Light to moderate rain or snow with pretty high snow levels should seen in most of the Olympics and Cascades Tuesday.
In the Olympics the main problem should be loose wet avalanches on Tuesday. Watch for wet surface snow deeper than a few inches and pinwheels or roller balls that usually precede loose wet avalanches. This may be most likely on non solar slopes holding loose snow but will be indicated on all aspects.
Previous wind slab mainly in the above treeline may be loaded and weakened by rain or wet snow. This should be mainly on northwest to southeast aspects.
A warm front last Thursday caused heavy rain in the Olympics and this caused a loose wet avalanche cycle on steep slopes in all the elevation bands.
This was followed by cooler weather and some snow. The cooling formed good bonding to the forming crust as observed by NWAC pro-observer Matt Schonwald Friday.

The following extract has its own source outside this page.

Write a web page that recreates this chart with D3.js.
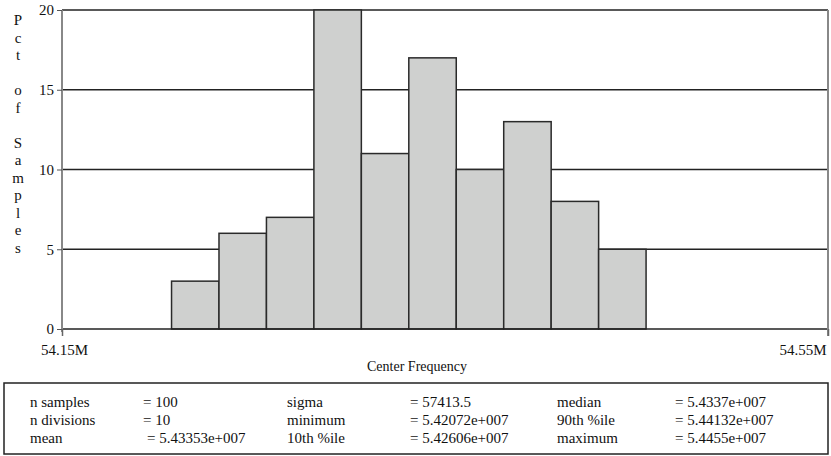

Matt reported generally stable surface snow conditions with no layers of concern in the BTL and NTL elevation zones. Overall the snowpack consisted of a few inches of saturated snow, well bonded to supportive dryer, old snow and a newly forming crust. Stability tests were all negative. Some transport of loose surface snow was seen being deposited on the northerly facing terrain below ridges, but no distinctive wind slab had formed as of Friday afternoon.
Hurricane Ridge weather station: NWAC forecaster Garth Ferber was at Hurricane Ridge Thursday and with the help of NPS IT staff our weather station is back online! We appreciate everyone's patience and the new internet connection to the weather station should be more reliable than the previous aging microwave system.